▶ [Written exercise]: Would you write out the listing verbatim and skip every picture in it?

▶ [Source data]:
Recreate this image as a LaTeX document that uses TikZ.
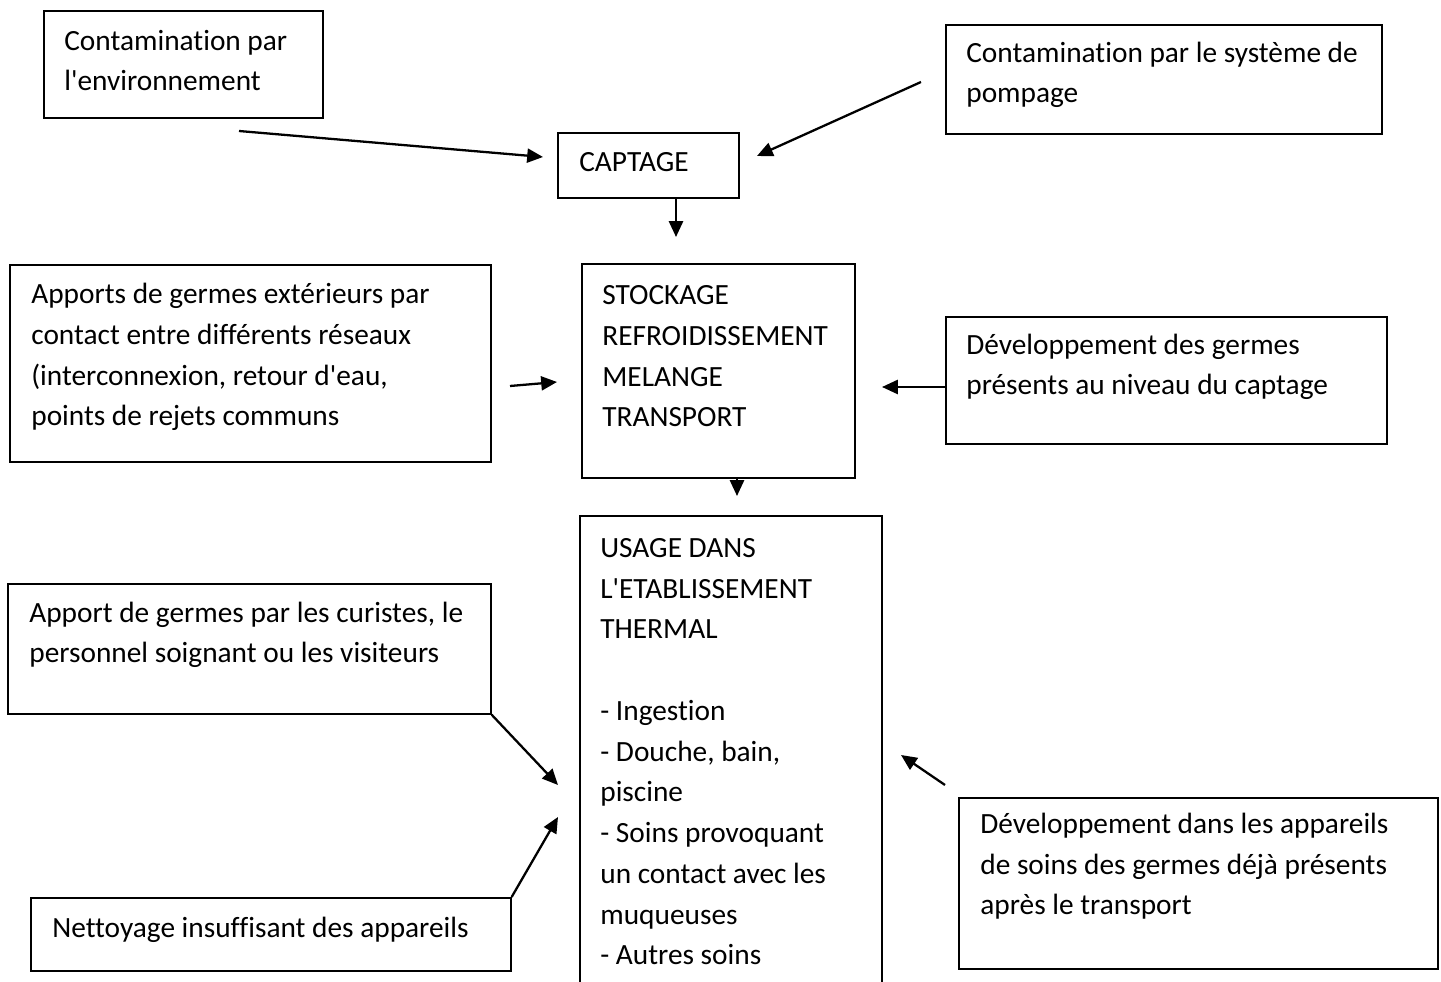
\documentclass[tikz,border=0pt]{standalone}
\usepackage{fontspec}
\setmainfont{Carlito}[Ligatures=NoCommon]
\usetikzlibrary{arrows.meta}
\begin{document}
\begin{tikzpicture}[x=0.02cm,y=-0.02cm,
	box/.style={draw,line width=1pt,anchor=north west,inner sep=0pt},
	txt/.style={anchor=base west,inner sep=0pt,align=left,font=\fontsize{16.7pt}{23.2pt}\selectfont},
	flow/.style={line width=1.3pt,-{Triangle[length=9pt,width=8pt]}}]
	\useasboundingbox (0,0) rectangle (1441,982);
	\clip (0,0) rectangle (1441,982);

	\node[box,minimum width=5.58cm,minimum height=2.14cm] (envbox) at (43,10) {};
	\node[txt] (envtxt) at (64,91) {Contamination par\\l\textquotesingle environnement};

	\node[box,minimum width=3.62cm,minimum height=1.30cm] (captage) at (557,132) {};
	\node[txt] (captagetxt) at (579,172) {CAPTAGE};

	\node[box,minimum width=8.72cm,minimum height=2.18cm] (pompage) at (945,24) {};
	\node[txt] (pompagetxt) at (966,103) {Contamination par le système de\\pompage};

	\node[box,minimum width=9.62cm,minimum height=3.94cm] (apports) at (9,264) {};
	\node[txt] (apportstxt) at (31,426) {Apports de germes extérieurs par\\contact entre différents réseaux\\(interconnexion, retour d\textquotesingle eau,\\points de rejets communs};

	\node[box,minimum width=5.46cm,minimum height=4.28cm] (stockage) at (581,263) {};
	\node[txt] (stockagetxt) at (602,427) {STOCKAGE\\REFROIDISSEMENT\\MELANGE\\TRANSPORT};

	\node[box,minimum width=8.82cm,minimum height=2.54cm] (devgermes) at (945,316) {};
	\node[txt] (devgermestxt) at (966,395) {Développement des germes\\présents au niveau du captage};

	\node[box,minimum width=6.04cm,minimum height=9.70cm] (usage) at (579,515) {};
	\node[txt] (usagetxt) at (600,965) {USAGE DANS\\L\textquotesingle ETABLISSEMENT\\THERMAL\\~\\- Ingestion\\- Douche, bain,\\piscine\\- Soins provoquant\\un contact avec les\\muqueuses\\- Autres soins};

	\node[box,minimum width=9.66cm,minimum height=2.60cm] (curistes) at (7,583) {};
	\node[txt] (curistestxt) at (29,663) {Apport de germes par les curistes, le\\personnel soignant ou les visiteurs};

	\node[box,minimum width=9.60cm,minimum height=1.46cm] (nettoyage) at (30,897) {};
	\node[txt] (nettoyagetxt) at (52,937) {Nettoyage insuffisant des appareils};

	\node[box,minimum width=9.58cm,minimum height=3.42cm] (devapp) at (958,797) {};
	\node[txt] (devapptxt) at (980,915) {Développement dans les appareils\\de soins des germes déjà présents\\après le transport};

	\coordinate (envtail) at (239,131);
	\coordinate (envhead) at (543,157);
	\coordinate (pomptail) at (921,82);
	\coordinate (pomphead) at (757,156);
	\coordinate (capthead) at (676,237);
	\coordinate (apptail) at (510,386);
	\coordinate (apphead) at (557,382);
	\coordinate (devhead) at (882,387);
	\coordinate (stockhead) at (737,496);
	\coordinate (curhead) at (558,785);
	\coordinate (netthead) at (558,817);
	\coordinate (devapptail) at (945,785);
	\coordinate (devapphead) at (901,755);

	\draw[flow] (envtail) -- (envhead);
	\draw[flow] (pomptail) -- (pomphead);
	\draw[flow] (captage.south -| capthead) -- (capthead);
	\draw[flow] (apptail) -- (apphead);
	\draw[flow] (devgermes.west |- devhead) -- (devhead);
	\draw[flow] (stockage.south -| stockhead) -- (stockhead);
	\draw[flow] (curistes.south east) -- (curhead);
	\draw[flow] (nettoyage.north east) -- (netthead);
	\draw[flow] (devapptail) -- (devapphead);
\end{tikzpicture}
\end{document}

▶ [Task result]:
Recreate this image as a LaTeX document that uses TikZ.
\documentclass[tikz,border=0pt]{standalone}
\usepackage{fontspec}
\setmainfont{Carlito}[Ligatures=NoCommon]
\usetikzlibrary{arrows.meta}
\begin{document}
\begin{tikzpicture}[x=0.02cm,y=-0.02cm,
	box/.style={draw,line width=1pt,anchor=north west,inner sep=0pt},
	txt/.style={anchor=base west,inner sep=0pt,align=left,font=\fontsize{16.7pt}{23.2pt}\selectfont},
	flow/.style={line width=1.3pt,-{Triangle[length=9pt,width=8pt]}}]
	\useasboundingbox (0,0) rectangle (1441,982);
	\clip (0,0) rectangle (1441,982);

	\node[box,minimum width=5.58cm,minimum height=2.14cm] (envbox) at (43,10) {};
	\node[txt] (envtxt) at (64,91) {Contamination par\\l\textquotesingle environnement};

	\node[box,minimum width=3.62cm,minimum height=1.30cm] (captage) at (557,132) {};
	\node[txt] (captagetxt) at (579,172) {CAPTAGE};

	\node[box,minimum width=8.72cm,minimum height=2.18cm] (pompage) at (945,24) {};
	\node[txt] (pompagetxt) at (966,103) {Contamination par le système de\\pompage};

	\node[box,minimum width=9.62cm,minimum height=3.94cm] (apports) at (9,264) {};
	\node[txt] (apportstxt) at (31,426) {Apports de germes extérieurs par\\contact entre différents réseaux\\(interconnexion, retour d\textquotesingle eau,\\points de rejets communs};

	\node[box,minimum width=5.46cm,minimum height=4.28cm] (stockage) at (581,263) {};
	\node[txt] (stockagetxt) at (602,427) {STOCKAGE\\REFROIDISSEMENT\\MELANGE\\TRANSPORT};

	\node[box,minimum width=8.82cm,minimum height=2.54cm] (devgermes) at (945,316) {};
	\node[txt] (devgermestxt) at (966,395) {Développement des germes\\présents au niveau du captage};

	\node[box,minimum width=6.04cm,minimum height=9.70cm] (usage) at (579,515) {};
	\node[txt] (usagetxt) at (600,965) {USAGE DANS\\L\textquotesingle ETABLISSEMENT\\THERMAL\\~\\- Ingestion\\- Douche, bain,\\piscine\\- Soins provoquant\\un contact avec les\\muqueuses\\- Autres soins};

	\node[box,minimum width=9.66cm,minimum height=2.60cm] (curistes) at (7,583) {};
	\node[txt] (curistestxt) at (29,663) {Apport de germes par les curistes, le\\personnel soignant ou les visiteurs};

	\node[box,minimum width=9.60cm,minimum height=1.46cm] (nettoyage) at (30,897) {};
	\node[txt] (nettoyagetxt) at (52,937) {Nettoyage insuffisant des appareils};

	\node[box,minimum width=9.58cm,minimum height=3.42cm] (devapp) at (958,797) {};
	\node[txt] (devapptxt) at (980,915) {Développement dans les appareils\\de soins des germes déjà présents\\après le transport};

	\coordinate (envtail) at (239,131);
	\coordinate (envhead) at (543,157);
	\coordinate (pomptail) at (921,82);
	\coordinate (pomphead) at (757,156);
	\coordinate (capthead) at (676,237);
	\coordinate (apptail) at (510,386);
	\coordinate (apphead) at (557,382);
	\coordinate (devhead) at (882,387);
	\coordinate (stockhead) at (737,496);
	\coordinate (curhead) at (558,785);
	\coordinate (netthead) at (558,817);
	\coordinate (devapptail) at (945,785);
	\coordinate (devapphead) at (901,755);

	\draw[flow] (envtail) -- (envhead);
	\draw[flow] (pomptail) -- (pomphead);
	\draw[flow] (captage.south -| capthead) -- (capthead);
	\draw[flow] (apptail) -- (apphead);
	\draw[flow] (devgermes.west |- devhead) -- (devhead);
	\draw[flow] (stockage.south -| stockhead) -- (stockhead);
	\draw[flow] (curistes.south east) -- (curhead);
	\draw[flow] (nettoyage.north east) -- (netthead);
	\draw[flow] (devapptail) -- (devapphead);
\end{tikzpicture}
\end{document}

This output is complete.